Hello, I am seriously interested in getting into the rehab business and have been researching the topic for a while now. I’ve read books that mention that in order to be sucessful in the rehab business, you need to acquire properties at approx. 70% of their listing prices. However, other authors that advocate other aspects of making money in real estate claim that it is very unlikely you will be able to acquire properties at such deep discounts, especially if someone is in financial trouble, why would they be willing to take 30% off the table?
I’d like to get a response from the others in the forum whether these deals are possible for someone who can dedicate a fair amount of time to this business and secondly, what the best methods and financing techniques are for securing these types of deals. Thank you.
No one selling you a house is going to give you an intentional discount. It might happen if they don’t know the value of the home or if they are extremely desperate to sell (motivated). But when I make offers to buy I generally offer 80% of the LIST price. I make sure to only make offers on houses that are listed 30-40% below the market value, because they need major repairs.
there is a house for sale through a local realtor co. i contacted them in regards to the price of the house. my contact person says the price is to high.
i want to know if you are able to make an offer on a house that is being sold by a realtor? i have looked up the owner and wonder if i am able to go that route.
Re: your question about going around the Realtor to make the seller an offer, the seller still has to pay the 5-6% commission that they signed on the contract with that Realtor. No matter how that home is sold (even if the seller finds his own buyer), that commission must be paid, unless they signed a different kind of contract, which is unlikely. However, you could contact the seller and ask them when their contract is up and submit the offer the day after.
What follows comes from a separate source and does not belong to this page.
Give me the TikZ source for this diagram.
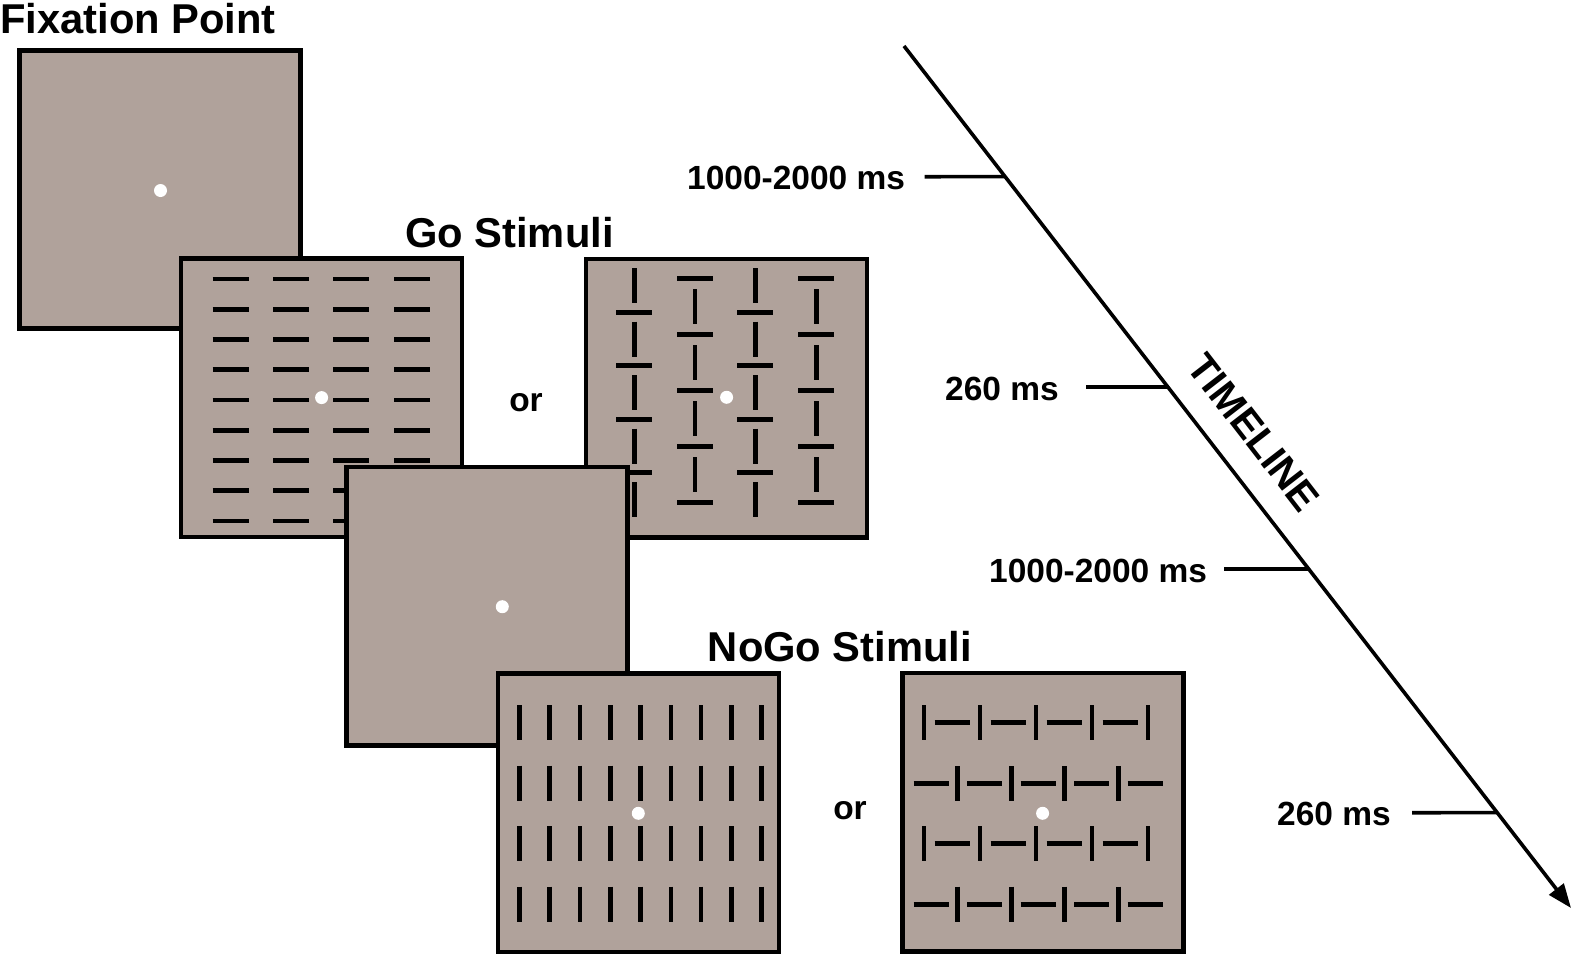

However don’t even go look at the property until the contract is up, even if you saw the home during the contract period the commission is usually still owed for a 6 month period after the contract expires if the buyer has seen the property within their contract period. (IL)
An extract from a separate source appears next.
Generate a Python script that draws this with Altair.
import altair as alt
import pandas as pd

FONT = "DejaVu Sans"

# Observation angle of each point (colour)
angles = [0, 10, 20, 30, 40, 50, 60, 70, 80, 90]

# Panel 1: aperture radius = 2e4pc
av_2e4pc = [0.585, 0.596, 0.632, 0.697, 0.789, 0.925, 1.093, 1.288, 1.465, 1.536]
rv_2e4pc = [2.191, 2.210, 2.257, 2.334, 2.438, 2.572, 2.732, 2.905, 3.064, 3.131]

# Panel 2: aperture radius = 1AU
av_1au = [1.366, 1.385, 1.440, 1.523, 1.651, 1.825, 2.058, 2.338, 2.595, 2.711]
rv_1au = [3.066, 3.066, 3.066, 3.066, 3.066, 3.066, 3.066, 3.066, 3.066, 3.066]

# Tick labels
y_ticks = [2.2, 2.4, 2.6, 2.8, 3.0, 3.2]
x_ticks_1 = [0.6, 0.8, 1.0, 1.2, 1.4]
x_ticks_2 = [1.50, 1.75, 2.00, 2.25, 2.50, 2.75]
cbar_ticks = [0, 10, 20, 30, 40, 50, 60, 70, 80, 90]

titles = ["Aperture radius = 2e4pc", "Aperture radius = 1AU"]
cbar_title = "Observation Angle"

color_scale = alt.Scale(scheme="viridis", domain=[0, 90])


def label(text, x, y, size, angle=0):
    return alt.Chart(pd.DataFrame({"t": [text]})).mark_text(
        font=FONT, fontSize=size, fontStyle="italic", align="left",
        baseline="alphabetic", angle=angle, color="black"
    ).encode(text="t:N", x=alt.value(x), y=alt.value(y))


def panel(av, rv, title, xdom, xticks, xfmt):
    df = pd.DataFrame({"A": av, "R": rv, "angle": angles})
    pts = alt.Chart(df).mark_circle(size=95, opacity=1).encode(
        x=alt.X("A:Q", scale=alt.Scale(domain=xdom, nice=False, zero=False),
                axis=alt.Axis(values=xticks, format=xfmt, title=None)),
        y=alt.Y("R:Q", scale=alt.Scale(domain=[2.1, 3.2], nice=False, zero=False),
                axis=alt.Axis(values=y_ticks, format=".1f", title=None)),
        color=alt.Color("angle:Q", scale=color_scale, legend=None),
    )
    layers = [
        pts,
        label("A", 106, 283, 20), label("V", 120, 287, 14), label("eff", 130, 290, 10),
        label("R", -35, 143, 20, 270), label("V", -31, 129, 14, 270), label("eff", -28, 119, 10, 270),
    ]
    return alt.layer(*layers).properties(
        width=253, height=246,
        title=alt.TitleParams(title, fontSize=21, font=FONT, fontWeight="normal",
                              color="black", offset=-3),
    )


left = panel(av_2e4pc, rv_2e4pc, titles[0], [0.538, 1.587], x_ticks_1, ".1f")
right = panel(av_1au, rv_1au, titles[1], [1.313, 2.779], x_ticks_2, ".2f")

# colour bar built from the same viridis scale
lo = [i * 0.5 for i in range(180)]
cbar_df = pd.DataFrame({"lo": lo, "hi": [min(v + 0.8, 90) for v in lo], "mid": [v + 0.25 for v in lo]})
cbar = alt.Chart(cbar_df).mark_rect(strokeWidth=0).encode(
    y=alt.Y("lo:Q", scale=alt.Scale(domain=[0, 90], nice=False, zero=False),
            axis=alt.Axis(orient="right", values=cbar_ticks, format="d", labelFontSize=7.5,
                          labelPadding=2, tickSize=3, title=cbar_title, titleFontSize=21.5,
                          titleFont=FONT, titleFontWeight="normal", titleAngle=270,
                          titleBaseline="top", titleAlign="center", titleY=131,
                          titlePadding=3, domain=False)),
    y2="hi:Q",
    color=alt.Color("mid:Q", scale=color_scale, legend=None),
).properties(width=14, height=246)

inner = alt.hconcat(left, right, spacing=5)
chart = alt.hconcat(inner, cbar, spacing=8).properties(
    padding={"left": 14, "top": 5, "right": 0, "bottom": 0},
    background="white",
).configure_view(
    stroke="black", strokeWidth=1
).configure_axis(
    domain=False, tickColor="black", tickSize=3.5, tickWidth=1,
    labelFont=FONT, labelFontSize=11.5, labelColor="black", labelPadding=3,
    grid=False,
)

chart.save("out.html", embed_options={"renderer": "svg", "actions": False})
We can make money in this business WITHOUT going around behind the backs of a Realtor. Realtors can be an asset to you and the seller. I have had Realtors that at first thought that what we wanted to do was not a good deal for their sellers, but they later called me and asked us to make an offer.
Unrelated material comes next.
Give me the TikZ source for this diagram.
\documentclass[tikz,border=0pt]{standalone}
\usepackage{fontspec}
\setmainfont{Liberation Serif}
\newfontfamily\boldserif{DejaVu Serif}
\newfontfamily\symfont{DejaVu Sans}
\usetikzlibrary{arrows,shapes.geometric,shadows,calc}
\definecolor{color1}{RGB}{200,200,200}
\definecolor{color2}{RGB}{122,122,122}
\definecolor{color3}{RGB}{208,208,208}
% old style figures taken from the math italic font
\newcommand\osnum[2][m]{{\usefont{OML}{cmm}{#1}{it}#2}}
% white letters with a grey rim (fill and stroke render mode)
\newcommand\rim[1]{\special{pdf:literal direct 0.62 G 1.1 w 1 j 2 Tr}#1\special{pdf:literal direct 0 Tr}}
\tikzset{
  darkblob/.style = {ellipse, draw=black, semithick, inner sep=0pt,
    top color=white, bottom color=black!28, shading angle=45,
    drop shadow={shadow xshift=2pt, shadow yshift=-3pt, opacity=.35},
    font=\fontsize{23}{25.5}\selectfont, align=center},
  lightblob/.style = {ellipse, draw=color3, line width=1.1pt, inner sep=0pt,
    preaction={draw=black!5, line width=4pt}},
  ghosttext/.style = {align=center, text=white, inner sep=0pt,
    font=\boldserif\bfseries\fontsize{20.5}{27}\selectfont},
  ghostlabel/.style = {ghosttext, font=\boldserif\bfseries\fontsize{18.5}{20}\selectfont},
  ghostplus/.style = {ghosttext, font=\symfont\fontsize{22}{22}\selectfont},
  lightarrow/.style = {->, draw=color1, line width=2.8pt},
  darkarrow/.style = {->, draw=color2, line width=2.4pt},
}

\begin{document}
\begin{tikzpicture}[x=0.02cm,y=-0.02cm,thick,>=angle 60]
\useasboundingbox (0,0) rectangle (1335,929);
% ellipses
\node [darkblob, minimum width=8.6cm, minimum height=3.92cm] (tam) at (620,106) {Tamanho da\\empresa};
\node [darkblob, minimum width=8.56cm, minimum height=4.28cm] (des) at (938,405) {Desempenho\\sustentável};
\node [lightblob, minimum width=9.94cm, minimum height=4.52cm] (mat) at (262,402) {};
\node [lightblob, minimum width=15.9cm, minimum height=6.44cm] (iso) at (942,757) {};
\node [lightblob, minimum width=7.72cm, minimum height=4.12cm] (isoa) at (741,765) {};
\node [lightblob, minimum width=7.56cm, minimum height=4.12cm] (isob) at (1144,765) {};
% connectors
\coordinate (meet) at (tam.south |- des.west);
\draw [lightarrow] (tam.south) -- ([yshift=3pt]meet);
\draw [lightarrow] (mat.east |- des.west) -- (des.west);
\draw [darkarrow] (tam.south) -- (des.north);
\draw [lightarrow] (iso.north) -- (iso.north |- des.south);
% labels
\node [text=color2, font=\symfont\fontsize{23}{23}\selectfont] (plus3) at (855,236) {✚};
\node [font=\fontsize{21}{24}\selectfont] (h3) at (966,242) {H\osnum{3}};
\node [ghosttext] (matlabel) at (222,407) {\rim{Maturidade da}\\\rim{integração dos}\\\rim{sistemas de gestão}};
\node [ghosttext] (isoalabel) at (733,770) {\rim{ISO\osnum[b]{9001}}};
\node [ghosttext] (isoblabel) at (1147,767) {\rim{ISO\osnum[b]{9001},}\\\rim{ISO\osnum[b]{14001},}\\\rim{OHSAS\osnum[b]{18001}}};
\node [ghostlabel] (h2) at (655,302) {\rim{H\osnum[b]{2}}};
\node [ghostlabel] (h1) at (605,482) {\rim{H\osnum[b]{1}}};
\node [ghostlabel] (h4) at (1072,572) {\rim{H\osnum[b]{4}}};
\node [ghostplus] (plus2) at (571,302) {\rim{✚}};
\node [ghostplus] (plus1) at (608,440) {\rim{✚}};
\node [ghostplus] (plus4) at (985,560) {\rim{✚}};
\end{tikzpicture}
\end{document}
If the numbers don’t work, go to another deal. We don’t have to be unethiical or illegal in order to make a good profit.
Mack must not have been able to tell, but I am a Realtor. If you read my last repsonse on how to go around a Realtor, you’ll notice that I wrote that you really can’t. It’s called a “contract” and it covers the Realtors ( and rightfully so, why would they put 6 months of marketing the property, open houses, etc, etc, etc,) just to have someone go around them, I was just trying to be objective but at the same time educate you on the facts surrounding a listing.
You have ask some good questions! I am proud to say you have had some great answers. Some (REAL) people get their feelings hurt easier than others! Having said that, we have a great bunch of people on this forum.
I don`t think anyone would try to steer you wrong! I try many different approches to buy and Sell! I have had some success with my flyer! You may want to try something like that!